▶ Data
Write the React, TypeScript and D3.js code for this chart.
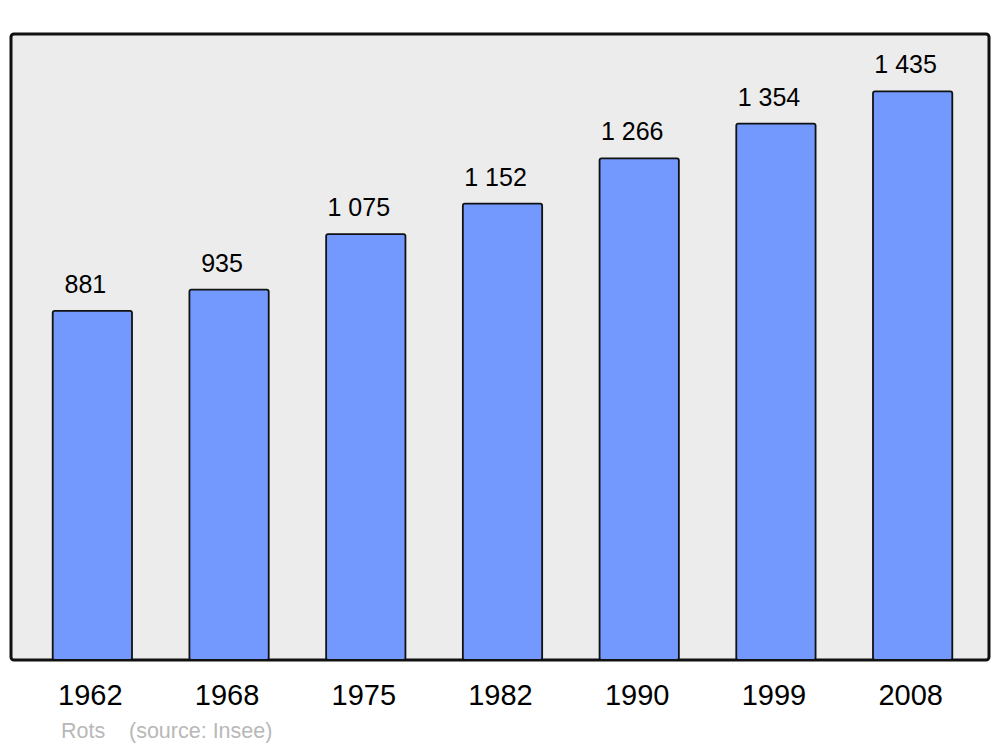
import React from "react";
import * as d3 from "d3";

const years = ["1962", "1968", "1975", "1982", "1990", "1999", "2008"];
const population = [881, 935, 1075, 1152, 1266, 1354, 1435];
const commune = "Rots";
const source = "(source: Insee)";

const width = 1000;
const height = 747;
const frame = { left: 11, top: 34, right: 989, bottom: 660 };

// french style thousands: "1 435"
const fmt = (v: number) => d3.format(",")(v).replace(/,/g, " ");

export default function App() {
  const x = d3
    .scaleBand<string>()
    .domain(years)
    .range([24, 981])
    .paddingInner(0.42)
    .paddingOuter(0.21);

  const y = d3.scaleLinear().domain([0, 1580]).range([frame.bottom, frame.top]);

  return (
    <svg
      width={width}
      height={height}
      style={{ position: "absolute", left: 0, top: 0, fontFamily: "Liberation Sans, Arial, sans-serif" }}
    >
      <rect x={0} y={0} width={width} height={height} fill="#ffffff" />
      <rect
        x={frame.left}
        y={frame.top}
        width={frame.right - frame.left}
        height={frame.bottom - frame.top}
        rx={3}
        fill="#ececec"
        stroke="#111"
        strokeWidth={3}
      />
      {years.map((yr, i) => {
        const v = population[i];
        const bx = x(yr)!;
        const cx = bx + x.bandwidth() / 2;
        const top = y(v);
        return (
          <g key={yr}>
            <rect
              x={bx}
              y={top}
              width={x.bandwidth()}
              height={frame.bottom - top}
              rx={2}
              fill="#7399ff"
              stroke="#111"
              strokeWidth={1.8}
            />
            <text x={cx - 7} y={top - 18} textAnchor="middle" fontSize={25} fill="#000">
              {fmt(v)}
            </text>
            <text x={cx - 2} y={705} textAnchor="middle" fontSize={29} fill="#000">
              {yr}
            </text>
          </g>
        );
      })}
      <text x={61} y={738} fontSize={21.5} fill="#b8b8b8">
        {commune}
      </text>
      <text x={129} y={738} fontSize={21.5} fill="#b8b8b8">
        {source}
      </text>
    </svg>
  );
}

▶ Exercise directions
Repeat the listing in full and exactly. Do not include any images.

▶ Result
Write the React, TypeScript and D3.js code for this chart.
import React from "react";
import * as d3 from "d3";

const years = ["1962", "1968", "1975", "1982", "1990", "1999", "2008"];
const population = [881, 935, 1075, 1152, 1266, 1354, 1435];
const commune = "Rots";
const source = "(source: Insee)";

const width = 1000;
const height = 747;
const frame = { left: 11, top: 34, right: 989, bottom: 660 };

// french style thousands: "1 435"
const fmt = (v: number) => d3.format(",")(v).replace(/,/g, " ");

export default function App() {
  const x = d3
    .scaleBand<string>()
    .domain(years)
    .range([24, 981])
    .paddingInner(0.42)
    .paddingOuter(0.21);

  const y = d3.scaleLinear().domain([0, 1580]).range([frame.bottom, frame.top]);

  return (
    <svg
      width={width}
      height={height}
      style={{ position: "absolute", left: 0, top: 0, fontFamily: "Liberation Sans, Arial, sans-serif" }}
    >
      <rect x={0} y={0} width={width} height={height} fill="#ffffff" />
      <rect
        x={frame.left}
        y={frame.top}
        width={frame.right - frame.left}
        height={frame.bottom - frame.top}
        rx={3}
        fill="#ececec"
        stroke="#111"
        strokeWidth={3}
      />
      {years.map((yr, i) => {
        const v = population[i];
        const bx = x(yr)!;
        const cx = bx + x.bandwidth() / 2;
        const top = y(v);
        return (
          <g key={yr}>
            <rect
              x={bx}
              y={top}
              width={x.bandwidth()}
              height={frame.bottom - top}
              rx={2}
              fill="#7399ff"
              stroke="#111"
              strokeWidth={1.8}
            />
            <text x={cx - 7} y={top - 18} textAnchor="middle" fontSize={25} fill="#000">
              {fmt(v)}
            </text>
            <text x={cx - 2} y={705} textAnchor="middle" fontSize={29} fill="#000">
              {yr}
            </text>
          </g>
        );
      })}
      <text x={61} y={738} fontSize={21.5} fill="#b8b8b8">
        {commune}
      </text>
      <text x={129} y={738} fontSize={21.5} fill="#b8b8b8">
        {source}
      </text>
    </svg>
  );
}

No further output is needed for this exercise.